▶ _TASK DETAILS_
Only lines holding the word "that" should be copied from the material.

══════════════════════════════

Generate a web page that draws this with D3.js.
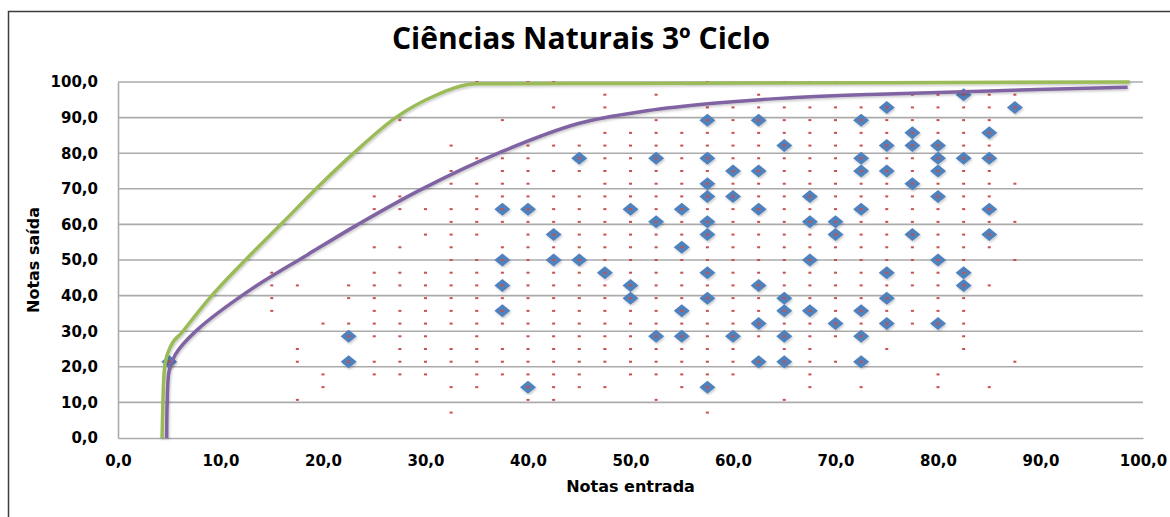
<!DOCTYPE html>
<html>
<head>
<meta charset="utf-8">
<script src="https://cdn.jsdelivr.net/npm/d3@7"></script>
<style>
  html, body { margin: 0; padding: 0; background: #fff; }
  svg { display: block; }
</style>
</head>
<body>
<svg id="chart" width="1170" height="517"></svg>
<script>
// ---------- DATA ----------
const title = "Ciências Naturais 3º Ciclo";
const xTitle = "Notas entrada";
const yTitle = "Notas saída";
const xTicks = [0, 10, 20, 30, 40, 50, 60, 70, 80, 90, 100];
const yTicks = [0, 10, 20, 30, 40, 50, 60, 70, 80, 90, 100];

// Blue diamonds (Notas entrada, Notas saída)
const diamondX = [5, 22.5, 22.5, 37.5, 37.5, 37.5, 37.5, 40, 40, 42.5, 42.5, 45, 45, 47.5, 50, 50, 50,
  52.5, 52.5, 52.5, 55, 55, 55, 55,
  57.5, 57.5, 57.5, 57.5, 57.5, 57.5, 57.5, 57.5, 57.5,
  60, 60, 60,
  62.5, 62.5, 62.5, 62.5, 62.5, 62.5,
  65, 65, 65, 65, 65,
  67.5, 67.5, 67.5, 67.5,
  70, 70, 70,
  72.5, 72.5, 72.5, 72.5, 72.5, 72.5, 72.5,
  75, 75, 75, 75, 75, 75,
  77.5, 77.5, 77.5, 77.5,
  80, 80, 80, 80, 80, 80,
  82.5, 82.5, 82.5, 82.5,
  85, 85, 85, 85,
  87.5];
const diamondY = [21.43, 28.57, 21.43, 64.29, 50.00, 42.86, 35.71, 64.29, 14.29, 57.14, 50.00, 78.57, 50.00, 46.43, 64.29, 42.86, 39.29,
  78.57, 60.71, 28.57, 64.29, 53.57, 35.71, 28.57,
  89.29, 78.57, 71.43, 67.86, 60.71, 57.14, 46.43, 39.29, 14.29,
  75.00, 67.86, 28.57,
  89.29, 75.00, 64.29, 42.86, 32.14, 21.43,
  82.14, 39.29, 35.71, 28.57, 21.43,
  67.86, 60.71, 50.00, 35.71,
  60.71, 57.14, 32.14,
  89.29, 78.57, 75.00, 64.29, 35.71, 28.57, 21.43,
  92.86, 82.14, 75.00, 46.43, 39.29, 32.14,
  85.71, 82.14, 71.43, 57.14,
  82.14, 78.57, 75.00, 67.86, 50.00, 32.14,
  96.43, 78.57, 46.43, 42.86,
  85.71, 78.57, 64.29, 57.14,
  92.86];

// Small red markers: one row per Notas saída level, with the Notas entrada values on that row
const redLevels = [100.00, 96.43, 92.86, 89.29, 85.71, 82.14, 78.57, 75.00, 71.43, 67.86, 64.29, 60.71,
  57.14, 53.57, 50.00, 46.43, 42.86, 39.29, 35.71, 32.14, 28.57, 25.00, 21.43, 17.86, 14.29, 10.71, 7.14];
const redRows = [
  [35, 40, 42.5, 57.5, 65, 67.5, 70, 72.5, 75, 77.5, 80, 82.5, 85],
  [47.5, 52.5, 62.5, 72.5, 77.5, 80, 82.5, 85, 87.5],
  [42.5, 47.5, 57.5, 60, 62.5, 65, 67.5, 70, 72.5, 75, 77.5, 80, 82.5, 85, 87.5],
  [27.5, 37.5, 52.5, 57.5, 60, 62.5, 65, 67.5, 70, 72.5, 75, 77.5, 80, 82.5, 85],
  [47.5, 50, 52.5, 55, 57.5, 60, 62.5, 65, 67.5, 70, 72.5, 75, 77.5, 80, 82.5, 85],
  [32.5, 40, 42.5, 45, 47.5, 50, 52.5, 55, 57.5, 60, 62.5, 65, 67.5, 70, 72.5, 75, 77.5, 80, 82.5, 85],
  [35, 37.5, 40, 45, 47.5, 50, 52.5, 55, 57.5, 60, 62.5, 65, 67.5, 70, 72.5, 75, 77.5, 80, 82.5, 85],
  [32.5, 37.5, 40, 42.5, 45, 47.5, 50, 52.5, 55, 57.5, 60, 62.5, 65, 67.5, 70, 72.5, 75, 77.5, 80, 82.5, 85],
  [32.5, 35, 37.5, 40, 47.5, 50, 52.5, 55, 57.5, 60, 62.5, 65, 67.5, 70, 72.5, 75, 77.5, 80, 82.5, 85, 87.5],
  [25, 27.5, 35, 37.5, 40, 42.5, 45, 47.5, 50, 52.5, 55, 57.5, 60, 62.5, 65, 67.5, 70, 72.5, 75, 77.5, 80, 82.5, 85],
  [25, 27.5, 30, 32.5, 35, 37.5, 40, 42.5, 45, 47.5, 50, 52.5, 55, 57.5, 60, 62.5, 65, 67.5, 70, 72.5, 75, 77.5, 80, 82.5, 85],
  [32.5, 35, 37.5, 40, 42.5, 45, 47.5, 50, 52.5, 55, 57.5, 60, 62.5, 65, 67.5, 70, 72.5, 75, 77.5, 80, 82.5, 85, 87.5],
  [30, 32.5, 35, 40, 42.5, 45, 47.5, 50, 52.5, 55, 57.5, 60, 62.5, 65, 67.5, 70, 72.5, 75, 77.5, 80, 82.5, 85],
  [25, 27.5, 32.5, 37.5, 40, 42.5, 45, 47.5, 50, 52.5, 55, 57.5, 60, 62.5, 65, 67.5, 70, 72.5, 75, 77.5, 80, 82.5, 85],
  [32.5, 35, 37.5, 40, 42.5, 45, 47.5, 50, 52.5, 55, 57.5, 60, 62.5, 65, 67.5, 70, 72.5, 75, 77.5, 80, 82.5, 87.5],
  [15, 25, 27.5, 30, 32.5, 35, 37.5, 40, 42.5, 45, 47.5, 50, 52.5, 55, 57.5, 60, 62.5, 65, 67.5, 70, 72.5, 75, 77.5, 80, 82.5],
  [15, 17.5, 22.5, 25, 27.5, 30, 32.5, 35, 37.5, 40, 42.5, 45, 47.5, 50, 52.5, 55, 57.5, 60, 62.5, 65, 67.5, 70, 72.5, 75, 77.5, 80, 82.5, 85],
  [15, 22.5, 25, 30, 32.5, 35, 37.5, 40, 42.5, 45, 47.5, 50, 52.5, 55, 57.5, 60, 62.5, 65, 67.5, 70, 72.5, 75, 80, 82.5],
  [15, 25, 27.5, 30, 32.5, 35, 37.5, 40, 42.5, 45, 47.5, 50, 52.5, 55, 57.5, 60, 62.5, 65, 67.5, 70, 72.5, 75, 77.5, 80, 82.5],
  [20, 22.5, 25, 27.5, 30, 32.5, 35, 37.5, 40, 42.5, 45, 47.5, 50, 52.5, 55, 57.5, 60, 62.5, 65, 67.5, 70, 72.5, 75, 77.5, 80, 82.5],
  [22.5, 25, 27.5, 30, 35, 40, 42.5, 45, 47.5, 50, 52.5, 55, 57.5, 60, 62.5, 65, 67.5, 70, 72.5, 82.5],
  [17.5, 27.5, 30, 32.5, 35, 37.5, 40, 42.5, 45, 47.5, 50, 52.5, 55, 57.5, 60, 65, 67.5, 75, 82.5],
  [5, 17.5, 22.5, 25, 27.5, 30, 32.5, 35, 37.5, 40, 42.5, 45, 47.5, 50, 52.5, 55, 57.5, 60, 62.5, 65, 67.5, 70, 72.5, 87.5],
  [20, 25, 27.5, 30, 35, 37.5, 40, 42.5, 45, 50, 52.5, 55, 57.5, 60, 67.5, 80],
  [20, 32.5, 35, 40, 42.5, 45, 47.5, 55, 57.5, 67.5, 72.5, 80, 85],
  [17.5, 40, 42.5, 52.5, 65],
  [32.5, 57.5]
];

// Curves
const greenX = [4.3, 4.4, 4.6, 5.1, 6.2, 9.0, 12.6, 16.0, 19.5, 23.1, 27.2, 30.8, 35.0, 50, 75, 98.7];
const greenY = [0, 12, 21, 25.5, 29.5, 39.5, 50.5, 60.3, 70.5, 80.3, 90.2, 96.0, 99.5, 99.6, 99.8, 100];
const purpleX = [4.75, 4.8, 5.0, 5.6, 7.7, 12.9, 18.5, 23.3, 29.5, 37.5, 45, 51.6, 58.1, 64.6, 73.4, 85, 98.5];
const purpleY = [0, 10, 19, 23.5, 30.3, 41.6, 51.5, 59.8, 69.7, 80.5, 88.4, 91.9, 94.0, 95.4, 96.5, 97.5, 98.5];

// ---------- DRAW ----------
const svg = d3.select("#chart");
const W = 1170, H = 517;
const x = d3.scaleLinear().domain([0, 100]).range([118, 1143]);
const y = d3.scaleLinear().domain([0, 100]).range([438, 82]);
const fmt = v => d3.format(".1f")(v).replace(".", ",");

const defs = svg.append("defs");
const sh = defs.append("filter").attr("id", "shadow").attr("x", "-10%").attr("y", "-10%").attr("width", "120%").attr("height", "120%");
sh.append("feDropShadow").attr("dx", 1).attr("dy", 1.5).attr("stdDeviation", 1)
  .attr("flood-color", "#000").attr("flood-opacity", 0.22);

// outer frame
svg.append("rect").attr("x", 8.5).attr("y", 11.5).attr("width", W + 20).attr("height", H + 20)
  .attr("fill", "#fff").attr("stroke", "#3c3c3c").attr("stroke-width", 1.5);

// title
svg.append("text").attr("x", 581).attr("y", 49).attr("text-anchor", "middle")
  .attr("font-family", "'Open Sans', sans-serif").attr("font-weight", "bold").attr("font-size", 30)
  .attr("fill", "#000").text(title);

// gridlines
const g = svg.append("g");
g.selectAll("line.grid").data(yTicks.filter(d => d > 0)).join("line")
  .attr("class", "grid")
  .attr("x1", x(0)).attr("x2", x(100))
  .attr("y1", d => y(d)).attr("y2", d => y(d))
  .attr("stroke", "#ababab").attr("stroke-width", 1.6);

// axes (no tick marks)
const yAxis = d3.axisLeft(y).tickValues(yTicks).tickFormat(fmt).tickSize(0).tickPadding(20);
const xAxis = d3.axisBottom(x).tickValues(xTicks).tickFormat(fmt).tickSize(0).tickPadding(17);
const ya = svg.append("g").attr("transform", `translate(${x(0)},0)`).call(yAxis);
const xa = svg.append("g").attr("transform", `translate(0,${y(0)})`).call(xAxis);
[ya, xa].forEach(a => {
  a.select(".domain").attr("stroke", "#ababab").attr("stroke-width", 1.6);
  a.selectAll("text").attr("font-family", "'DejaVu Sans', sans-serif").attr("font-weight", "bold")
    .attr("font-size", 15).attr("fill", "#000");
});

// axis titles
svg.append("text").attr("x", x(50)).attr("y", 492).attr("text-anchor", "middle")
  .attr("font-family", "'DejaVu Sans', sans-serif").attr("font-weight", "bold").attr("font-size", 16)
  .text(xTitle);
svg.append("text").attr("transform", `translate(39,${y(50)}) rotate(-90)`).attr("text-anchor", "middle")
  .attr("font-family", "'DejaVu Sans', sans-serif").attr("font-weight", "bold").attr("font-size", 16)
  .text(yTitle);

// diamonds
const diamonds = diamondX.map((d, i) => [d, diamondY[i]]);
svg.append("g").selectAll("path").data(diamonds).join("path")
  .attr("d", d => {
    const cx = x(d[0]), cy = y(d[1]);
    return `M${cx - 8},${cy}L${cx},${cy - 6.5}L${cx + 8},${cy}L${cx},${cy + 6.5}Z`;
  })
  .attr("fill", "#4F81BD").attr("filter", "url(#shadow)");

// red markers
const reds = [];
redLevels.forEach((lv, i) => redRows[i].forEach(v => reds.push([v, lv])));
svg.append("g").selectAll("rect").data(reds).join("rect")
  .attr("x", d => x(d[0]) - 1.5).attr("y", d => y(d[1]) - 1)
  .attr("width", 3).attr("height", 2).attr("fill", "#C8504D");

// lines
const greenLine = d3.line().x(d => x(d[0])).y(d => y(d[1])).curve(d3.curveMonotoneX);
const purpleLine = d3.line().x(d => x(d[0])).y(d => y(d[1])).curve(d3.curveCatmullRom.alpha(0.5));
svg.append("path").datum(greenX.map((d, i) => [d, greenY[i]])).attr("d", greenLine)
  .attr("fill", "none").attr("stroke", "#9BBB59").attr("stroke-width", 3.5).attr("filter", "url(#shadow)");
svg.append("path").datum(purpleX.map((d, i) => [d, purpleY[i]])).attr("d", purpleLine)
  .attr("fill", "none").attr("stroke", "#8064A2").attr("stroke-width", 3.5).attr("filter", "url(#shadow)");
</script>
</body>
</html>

══════════════════════════════

▶ _REPLY_
Generate a web page that draws this with D3.js.
// Small red markers: one row per Notas saída level, with the Notas entrada values on that row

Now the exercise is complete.